What you will do
Write out the listing, please, but only from its first line through the line containing "return [p[0] /", exactly as given and without pictures.
--
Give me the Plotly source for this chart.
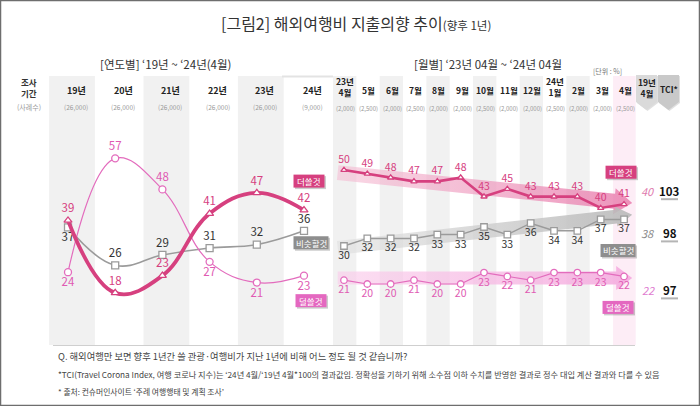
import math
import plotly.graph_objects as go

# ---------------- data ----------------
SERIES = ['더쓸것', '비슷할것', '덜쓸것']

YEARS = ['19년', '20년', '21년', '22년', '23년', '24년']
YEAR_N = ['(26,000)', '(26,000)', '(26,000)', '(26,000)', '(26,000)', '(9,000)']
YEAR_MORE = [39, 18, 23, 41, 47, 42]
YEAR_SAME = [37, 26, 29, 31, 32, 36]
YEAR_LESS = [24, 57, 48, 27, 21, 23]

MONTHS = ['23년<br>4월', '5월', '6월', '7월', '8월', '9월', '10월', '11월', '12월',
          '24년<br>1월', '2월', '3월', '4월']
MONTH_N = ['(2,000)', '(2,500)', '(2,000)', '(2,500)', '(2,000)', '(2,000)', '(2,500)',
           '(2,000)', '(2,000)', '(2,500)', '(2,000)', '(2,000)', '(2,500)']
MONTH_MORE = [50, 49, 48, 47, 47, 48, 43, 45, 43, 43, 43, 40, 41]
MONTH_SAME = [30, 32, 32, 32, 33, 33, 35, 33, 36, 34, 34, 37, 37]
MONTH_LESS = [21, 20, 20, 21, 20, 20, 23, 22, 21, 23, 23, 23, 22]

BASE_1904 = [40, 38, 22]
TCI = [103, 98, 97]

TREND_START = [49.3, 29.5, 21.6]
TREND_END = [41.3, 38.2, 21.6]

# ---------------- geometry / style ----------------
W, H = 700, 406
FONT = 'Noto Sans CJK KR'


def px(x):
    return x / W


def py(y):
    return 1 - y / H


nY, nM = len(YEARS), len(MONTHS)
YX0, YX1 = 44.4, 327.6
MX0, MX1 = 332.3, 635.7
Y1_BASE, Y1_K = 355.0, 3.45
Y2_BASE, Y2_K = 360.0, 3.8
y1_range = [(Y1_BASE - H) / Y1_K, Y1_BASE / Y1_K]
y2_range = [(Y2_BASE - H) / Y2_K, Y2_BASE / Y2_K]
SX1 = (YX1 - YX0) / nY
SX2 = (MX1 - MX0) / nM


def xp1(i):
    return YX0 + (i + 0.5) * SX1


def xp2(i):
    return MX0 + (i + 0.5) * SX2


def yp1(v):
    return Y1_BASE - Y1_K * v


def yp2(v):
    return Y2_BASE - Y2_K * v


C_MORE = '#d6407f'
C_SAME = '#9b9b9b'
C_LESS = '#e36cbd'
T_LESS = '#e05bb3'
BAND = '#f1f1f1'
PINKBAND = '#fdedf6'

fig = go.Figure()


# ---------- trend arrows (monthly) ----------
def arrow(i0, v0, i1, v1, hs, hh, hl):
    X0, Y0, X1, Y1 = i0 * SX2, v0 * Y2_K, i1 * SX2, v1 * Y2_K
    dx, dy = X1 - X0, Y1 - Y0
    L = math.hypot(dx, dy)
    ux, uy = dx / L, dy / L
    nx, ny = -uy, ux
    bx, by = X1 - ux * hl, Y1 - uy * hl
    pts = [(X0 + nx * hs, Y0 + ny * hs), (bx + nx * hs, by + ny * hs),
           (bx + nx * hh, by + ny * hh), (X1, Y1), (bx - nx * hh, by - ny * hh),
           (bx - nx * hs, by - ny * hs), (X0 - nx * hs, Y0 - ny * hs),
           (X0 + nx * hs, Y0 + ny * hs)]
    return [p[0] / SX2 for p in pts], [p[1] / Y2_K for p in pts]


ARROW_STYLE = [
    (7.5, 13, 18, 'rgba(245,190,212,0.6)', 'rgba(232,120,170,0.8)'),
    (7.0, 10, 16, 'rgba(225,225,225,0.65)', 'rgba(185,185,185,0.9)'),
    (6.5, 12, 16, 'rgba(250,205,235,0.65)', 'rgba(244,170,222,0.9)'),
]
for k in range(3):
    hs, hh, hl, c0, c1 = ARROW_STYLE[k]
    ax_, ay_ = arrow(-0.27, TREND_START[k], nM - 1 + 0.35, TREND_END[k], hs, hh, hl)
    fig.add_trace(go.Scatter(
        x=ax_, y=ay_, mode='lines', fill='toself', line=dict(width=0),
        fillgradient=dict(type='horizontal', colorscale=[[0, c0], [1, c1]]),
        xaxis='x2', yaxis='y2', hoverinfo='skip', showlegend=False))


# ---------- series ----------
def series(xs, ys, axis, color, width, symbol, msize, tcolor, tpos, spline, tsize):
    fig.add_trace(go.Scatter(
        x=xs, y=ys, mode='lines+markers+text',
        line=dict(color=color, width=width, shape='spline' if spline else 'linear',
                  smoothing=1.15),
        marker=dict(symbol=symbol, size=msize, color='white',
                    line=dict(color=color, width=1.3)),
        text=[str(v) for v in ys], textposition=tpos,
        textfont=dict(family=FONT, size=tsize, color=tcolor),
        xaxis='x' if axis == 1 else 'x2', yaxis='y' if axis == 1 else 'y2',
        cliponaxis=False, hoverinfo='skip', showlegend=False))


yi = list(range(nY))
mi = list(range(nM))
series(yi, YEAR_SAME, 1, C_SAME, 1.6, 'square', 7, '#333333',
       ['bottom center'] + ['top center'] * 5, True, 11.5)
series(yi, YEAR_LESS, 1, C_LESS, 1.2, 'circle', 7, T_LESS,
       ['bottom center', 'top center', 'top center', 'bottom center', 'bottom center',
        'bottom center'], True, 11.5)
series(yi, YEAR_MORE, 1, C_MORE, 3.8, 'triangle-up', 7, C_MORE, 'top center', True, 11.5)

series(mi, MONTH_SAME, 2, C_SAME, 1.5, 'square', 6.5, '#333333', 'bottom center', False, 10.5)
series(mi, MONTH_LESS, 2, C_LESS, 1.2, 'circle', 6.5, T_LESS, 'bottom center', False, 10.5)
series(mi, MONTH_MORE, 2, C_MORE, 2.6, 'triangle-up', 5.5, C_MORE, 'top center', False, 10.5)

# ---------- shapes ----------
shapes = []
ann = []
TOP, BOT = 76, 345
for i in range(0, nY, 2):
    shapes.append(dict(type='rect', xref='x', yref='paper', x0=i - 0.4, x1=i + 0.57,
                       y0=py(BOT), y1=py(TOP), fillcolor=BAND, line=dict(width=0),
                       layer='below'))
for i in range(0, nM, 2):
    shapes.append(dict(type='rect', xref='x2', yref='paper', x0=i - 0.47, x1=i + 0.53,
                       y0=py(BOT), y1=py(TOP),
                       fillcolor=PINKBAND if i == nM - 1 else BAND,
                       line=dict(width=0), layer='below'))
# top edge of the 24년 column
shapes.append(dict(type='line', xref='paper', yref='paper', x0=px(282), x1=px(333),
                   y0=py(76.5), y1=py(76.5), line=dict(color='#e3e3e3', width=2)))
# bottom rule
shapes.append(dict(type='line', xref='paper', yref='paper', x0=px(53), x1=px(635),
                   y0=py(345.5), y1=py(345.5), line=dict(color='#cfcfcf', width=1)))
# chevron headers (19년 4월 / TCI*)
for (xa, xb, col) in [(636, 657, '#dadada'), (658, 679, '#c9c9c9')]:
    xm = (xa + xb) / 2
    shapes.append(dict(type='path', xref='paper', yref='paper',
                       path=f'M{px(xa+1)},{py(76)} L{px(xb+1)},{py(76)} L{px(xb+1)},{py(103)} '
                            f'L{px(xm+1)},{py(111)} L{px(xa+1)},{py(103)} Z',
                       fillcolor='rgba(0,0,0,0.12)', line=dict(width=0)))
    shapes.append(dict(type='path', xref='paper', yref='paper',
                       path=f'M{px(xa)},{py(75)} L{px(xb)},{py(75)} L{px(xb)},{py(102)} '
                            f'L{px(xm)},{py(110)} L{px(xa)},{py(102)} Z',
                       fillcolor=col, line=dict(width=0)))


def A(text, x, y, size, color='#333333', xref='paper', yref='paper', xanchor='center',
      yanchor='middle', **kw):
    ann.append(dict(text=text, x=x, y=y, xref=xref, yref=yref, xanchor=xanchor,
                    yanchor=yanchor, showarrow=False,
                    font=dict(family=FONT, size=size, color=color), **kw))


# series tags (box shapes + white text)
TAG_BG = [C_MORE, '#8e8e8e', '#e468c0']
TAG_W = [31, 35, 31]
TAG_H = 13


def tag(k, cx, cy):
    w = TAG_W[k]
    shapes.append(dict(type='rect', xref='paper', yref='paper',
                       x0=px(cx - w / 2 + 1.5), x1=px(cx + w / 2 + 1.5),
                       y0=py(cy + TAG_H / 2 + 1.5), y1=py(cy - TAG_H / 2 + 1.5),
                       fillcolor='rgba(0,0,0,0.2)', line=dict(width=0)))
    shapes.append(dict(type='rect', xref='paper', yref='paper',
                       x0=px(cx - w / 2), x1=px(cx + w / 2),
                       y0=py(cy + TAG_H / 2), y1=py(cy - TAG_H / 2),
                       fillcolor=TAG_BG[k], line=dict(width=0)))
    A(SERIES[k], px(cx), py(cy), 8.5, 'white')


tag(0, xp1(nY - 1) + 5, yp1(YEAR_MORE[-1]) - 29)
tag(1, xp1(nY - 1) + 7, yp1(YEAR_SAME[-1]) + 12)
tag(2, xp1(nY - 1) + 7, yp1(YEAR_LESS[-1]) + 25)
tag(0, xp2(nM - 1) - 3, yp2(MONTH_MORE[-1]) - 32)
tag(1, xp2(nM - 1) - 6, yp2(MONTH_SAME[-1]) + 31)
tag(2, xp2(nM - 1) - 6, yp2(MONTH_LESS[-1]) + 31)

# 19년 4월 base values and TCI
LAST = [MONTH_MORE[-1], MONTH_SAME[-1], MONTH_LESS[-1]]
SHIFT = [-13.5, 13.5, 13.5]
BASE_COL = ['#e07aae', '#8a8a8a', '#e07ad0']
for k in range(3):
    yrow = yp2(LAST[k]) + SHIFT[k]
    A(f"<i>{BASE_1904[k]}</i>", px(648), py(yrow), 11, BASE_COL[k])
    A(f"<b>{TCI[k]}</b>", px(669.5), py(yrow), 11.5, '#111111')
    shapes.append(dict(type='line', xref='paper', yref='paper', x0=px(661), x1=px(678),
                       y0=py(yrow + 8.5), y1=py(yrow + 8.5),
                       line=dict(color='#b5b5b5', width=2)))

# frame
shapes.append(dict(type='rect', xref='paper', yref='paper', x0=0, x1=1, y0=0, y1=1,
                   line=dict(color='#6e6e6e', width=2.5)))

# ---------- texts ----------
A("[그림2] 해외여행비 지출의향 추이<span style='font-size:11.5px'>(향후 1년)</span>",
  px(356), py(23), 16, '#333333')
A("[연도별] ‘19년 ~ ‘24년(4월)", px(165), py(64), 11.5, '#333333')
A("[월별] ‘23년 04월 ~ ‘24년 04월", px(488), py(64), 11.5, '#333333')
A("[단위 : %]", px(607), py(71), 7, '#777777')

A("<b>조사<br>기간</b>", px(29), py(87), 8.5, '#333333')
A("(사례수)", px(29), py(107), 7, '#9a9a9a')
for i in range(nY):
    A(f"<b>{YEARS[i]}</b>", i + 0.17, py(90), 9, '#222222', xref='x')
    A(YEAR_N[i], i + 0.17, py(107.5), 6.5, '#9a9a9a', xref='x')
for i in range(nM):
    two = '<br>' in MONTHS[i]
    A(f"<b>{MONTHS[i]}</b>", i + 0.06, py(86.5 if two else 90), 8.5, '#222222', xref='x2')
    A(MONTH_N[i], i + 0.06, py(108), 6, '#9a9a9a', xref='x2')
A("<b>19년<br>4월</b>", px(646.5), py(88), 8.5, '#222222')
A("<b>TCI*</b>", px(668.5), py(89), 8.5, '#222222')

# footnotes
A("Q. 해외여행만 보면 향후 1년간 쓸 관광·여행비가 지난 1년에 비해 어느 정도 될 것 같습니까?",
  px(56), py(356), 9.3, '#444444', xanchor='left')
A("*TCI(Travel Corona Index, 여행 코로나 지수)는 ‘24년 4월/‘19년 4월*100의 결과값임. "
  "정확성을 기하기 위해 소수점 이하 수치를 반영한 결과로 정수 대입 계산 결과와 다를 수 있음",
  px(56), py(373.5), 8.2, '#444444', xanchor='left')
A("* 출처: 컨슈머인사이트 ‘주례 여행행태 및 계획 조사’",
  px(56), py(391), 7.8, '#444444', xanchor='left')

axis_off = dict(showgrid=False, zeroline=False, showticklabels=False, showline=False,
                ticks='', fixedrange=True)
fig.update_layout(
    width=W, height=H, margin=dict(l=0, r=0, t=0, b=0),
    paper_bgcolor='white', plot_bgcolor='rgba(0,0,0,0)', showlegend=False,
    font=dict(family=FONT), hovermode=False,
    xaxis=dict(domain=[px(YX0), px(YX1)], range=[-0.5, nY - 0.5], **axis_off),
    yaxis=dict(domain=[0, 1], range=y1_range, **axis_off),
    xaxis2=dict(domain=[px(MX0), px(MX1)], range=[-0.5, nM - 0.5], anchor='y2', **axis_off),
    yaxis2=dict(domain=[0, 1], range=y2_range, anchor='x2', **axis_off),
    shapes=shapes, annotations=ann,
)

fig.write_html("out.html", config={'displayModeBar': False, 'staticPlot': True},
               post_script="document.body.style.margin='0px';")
--
Written answer
Give me the Plotly source for this chart.
import math
import plotly.graph_objects as go

# ---------------- data ----------------
SERIES = ['더쓸것', '비슷할것', '덜쓸것']

YEARS = ['19년', '20년', '21년', '22년', '23년', '24년']
YEAR_N = ['(26,000)', '(26,000)', '(26,000)', '(26,000)', '(26,000)', '(9,000)']
YEAR_MORE = [39, 18, 23, 41, 47, 42]
YEAR_SAME = [37, 26, 29, 31, 32, 36]
YEAR_LESS = [24, 57, 48, 27, 21, 23]

MONTHS = ['23년<br>4월', '5월', '6월', '7월', '8월', '9월', '10월', '11월', '12월',
          '24년<br>1월', '2월', '3월', '4월']
MONTH_N = ['(2,000)', '(2,500)', '(2,000)', '(2,500)', '(2,000)', '(2,000)', '(2,500)',
           '(2,000)', '(2,000)', '(2,500)', '(2,000)', '(2,000)', '(2,500)']
MONTH_MORE = [50, 49, 48, 47, 47, 48, 43, 45, 43, 43, 43, 40, 41]
MONTH_SAME = [30, 32, 32, 32, 33, 33, 35, 33, 36, 34, 34, 37, 37]
MONTH_LESS = [21, 20, 20, 21, 20, 20, 23, 22, 21, 23, 23, 23, 22]

BASE_1904 = [40, 38, 22]
TCI = [103, 98, 97]

TREND_START = [49.3, 29.5, 21.6]
TREND_END = [41.3, 38.2, 21.6]

# ---------------- geometry / style ----------------
W, H = 700, 406
FONT = 'Noto Sans CJK KR'


def px(x):
    return x / W


def py(y):
    return 1 - y / H


nY, nM = len(YEARS), len(MONTHS)
YX0, YX1 = 44.4, 327.6
MX0, MX1 = 332.3, 635.7
Y1_BASE, Y1_K = 355.0, 3.45
Y2_BASE, Y2_K = 360.0, 3.8
y1_range = [(Y1_BASE - H) / Y1_K, Y1_BASE / Y1_K]
y2_range = [(Y2_BASE - H) / Y2_K, Y2_BASE / Y2_K]
SX1 = (YX1 - YX0) / nY
SX2 = (MX1 - MX0) / nM


def xp1(i):
    return YX0 + (i + 0.5) * SX1


def xp2(i):
    return MX0 + (i + 0.5) * SX2


def yp1(v):
    return Y1_BASE - Y1_K * v


def yp2(v):
    return Y2_BASE - Y2_K * v


C_MORE = '#d6407f'
C_SAME = '#9b9b9b'
C_LESS = '#e36cbd'
T_LESS = '#e05bb3'
BAND = '#f1f1f1'
PINKBAND = '#fdedf6'

fig = go.Figure()


# ---------- trend arrows (monthly) ----------
def arrow(i0, v0, i1, v1, hs, hh, hl):
    X0, Y0, X1, Y1 = i0 * SX2, v0 * Y2_K, i1 * SX2, v1 * Y2_K
    dx, dy = X1 - X0, Y1 - Y0
    L = math.hypot(dx, dy)
    ux, uy = dx / L, dy / L
    nx, ny = -uy, ux
    bx, by = X1 - ux * hl, Y1 - uy * hl
    pts = [(X0 + nx * hs, Y0 + ny * hs), (bx + nx * hs, by + ny * hs),
           (bx + nx * hh, by + ny * hh), (X1, Y1), (bx - nx * hh, by - ny * hh),
           (bx - nx * hs, by - ny * hs), (X0 - nx * hs, Y0 - ny * hs),
           (X0 + nx * hs, Y0 + ny * hs)]
    return [p[0] / SX2 for p in pts], [p[1] / Y2_K for p in pts]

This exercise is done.